Flug – Usability often seems to be a forgotten art these days; I wonder why that is? Is it because of faster connections? Is it because of the rush to be perceived as ‘Web 2.0′? In any case, one aspect of the Web these days is the increasing importance of community and social interaction, so surely we should all be replying to blog comments – even if it takes us a while ;)

Tertius – I still see it even today, and sometimes on highly trafficked blogs. I am glad you enjoyed the article, and I hope my reply was fast enough!

David Hamill November 3, 2008 at 11:51 pm

These are nice tips but I wouldn’t say they were the top 5. Making your logo link to the homepage is nice to do but as long as you have a clear method of getting to the homepage it isn’t massively important. No reason not to do it though.

I’d say that choice of font and line length are more important than a lot of these things. Between 10-14 words per line average is a good length. Also an easy to read font without large paragraphs. Use sub-headings to break up your content. People won’t always read every paragraph.

Lastly but most importantly write in plain English. Nobody will thank you for using big words and complicated sentences.

Smiley November 4, 2008 at 2:03 pm

I think making the logo link is very important. It’s an automatic reaction of mine to click on the logo on websites to be taken to the home page.
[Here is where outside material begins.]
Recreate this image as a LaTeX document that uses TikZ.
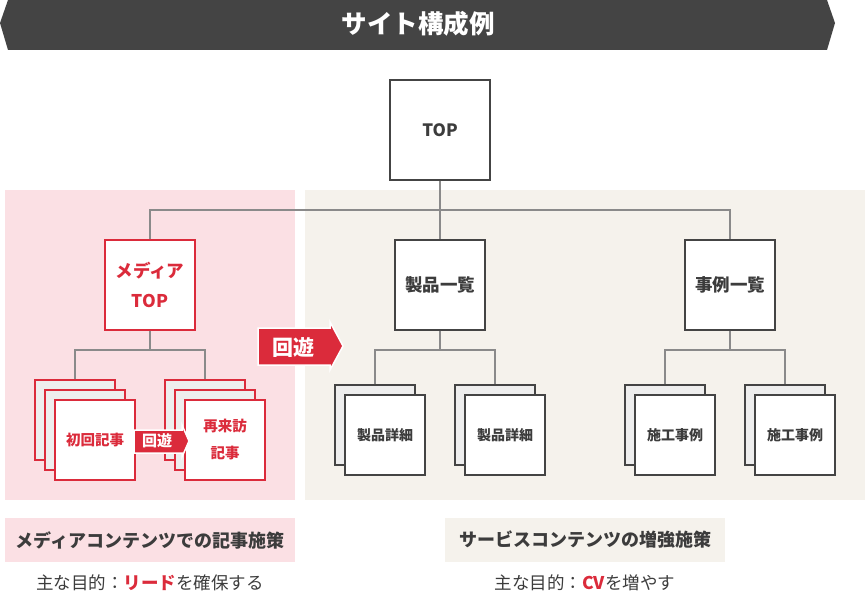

karel zeman November 8, 2008 at 5:33 pm

When refering to a another blog one must remember that in order for the trackback function to work you have to link to a particular post and not just the blog’s home page.
I think a lot of people also forget how much it appreciated it is to actually visit the commenters blog and reciprocate with a comment of your own.

Martin Reed - Blog Author November 17, 2008 at 8:29 pm

David – Thanks for your contribution. You raise some important points – after all, if people can’t read your content you are wasting your time, right?!

Smiley – You aren’t alone; I would guess that the vast majority of people expect to be taken to the homepage when they click the logo.

Karel – Good points. Not really relevant to usability as such, but still valid nonetheless.